Ce qui semble certain, certaines secteurs mettront des mois voir des années à redémarrer comme la culture, l’événementiel, la restauration, le tourisme et l’aviation. D’un autre côté, les commerces qui sauront faire la transition vers le online, les services de livraison ont déjà commencé à s’en remettre voire à bénéficier de la crise.De manière générale, les diplômes perdront encore de la valeur face aux compétences d’adaptation et au soft skills : 62% des managers se déclarent prêt à recruter un candidat principalement sur ses compétences comportementales.

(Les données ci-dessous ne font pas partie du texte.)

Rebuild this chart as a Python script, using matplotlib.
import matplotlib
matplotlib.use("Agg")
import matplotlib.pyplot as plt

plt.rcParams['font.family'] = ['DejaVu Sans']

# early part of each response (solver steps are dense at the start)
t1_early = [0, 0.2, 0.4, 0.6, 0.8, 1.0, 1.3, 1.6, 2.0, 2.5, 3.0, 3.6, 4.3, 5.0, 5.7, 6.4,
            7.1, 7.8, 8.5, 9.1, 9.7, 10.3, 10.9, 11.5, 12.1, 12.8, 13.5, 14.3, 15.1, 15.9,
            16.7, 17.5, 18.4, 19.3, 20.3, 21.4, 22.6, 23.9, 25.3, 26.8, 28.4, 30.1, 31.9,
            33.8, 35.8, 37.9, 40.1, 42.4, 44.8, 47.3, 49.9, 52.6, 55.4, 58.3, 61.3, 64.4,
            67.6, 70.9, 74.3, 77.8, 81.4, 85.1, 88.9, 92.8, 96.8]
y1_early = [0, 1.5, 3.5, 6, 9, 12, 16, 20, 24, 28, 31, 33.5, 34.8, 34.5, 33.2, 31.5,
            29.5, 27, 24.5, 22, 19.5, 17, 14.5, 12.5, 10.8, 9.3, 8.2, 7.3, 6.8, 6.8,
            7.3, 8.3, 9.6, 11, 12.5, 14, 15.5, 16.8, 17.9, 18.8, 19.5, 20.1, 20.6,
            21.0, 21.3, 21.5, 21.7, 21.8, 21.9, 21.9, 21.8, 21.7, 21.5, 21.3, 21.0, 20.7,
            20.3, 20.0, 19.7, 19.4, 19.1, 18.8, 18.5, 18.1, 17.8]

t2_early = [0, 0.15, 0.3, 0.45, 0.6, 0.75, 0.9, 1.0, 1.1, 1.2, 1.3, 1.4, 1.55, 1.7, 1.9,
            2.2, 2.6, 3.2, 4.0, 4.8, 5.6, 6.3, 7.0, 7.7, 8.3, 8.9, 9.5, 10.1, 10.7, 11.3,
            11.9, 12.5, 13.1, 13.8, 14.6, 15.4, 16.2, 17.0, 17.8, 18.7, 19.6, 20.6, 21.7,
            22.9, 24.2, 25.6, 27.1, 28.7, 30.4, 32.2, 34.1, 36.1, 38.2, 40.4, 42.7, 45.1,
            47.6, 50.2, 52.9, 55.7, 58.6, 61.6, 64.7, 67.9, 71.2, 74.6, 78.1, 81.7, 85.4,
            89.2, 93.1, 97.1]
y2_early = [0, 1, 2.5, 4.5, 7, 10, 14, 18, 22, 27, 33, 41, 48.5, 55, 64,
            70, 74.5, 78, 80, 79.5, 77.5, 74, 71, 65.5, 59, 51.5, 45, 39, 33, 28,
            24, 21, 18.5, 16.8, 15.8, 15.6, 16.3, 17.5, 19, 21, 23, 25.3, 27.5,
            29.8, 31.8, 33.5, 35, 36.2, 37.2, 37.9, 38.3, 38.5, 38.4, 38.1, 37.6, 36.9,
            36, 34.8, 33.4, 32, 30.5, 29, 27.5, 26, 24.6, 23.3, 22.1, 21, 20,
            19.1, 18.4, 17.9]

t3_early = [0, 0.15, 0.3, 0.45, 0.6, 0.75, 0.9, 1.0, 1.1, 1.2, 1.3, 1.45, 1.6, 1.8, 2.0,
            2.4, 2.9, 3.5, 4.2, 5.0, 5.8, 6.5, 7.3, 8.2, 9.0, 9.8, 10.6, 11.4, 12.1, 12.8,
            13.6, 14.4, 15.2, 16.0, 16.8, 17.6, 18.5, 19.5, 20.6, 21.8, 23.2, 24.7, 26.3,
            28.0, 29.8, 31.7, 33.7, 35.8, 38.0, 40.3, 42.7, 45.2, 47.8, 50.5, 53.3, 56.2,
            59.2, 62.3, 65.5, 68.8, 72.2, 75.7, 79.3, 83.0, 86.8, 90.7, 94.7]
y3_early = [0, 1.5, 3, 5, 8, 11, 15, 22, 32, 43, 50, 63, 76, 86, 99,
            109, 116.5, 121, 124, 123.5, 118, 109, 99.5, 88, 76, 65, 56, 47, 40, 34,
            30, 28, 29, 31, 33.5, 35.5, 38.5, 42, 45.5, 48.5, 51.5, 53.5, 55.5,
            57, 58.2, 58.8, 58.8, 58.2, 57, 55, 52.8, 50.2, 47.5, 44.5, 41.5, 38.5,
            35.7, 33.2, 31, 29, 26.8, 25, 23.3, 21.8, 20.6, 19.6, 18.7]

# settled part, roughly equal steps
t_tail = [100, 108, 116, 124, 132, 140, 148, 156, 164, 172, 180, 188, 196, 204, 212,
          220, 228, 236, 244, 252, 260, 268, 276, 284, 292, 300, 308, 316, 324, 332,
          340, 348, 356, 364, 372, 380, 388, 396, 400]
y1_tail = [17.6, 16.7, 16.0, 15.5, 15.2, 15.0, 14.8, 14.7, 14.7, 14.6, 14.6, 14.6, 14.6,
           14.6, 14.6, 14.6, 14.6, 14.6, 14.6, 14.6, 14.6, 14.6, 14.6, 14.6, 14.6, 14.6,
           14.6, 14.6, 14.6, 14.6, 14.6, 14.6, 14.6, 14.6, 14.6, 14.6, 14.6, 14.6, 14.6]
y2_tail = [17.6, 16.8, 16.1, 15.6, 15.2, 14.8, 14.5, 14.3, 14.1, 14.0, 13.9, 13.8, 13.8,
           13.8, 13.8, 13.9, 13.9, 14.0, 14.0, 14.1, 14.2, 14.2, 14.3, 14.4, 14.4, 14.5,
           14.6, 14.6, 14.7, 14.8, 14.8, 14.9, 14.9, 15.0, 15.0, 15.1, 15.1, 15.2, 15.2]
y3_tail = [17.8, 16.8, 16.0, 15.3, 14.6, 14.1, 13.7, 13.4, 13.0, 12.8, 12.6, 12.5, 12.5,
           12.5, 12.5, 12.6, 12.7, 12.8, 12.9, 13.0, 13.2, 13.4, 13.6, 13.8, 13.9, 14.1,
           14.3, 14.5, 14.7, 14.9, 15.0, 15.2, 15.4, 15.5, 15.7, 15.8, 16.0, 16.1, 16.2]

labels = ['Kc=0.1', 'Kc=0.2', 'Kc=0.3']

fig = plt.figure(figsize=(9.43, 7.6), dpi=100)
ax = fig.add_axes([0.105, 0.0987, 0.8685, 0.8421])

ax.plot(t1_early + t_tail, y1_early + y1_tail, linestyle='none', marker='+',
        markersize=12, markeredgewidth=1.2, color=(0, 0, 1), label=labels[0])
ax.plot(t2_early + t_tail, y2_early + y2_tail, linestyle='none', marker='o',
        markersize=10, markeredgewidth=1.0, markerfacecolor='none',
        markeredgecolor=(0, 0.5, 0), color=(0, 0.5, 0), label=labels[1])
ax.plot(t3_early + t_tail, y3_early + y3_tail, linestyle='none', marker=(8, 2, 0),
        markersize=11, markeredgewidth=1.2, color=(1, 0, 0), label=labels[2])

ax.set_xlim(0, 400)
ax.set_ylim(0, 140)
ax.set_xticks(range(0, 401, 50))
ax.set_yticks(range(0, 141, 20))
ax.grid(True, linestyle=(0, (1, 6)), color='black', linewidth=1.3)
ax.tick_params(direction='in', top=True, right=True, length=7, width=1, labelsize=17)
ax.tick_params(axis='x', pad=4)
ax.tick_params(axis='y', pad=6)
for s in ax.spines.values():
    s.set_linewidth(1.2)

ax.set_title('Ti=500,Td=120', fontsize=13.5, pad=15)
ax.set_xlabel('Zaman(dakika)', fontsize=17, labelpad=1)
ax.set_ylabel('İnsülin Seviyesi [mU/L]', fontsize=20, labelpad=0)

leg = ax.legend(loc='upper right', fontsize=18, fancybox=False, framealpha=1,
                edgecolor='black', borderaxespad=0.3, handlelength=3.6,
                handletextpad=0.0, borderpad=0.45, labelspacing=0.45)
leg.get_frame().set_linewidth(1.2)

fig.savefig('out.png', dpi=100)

Mais le plus grand risque, c’est la nature de ce redémarrage, il risque de ressembler à une fuite en avant. Le capitalisme se suicide et il veut nous emmener avec lui dans la tombe. 2021 risque de ressembler à 2019 côté industries excavatrices et polluantes, c’est-à-dire nous allons assister au renouvellement des conditions qui ont causé cette pandémie. Et on pourrait avoir un COVID-21 ou 22 ou une autre pandémie dûe à ce modèle économique si on continue de produire et de consommer de cette manière-là.
Qu’est-ce que l’Etat peut faire dans tous les scénarios ?
En conclusion, la perspective de voir plusieurs vaccins contre la COVID-19 devenir largement accessible en 2021 a fait naître l’espoir d’une reprise prochaine. Mais, la route est encore longue parce qu’il y a plusieurs inconnues à l’équation. Les gouvernements doivent maintenir un soutien budgétaire exceptionnel et s’assurer que l’argent profite à ceux qui en ont le plus besoin.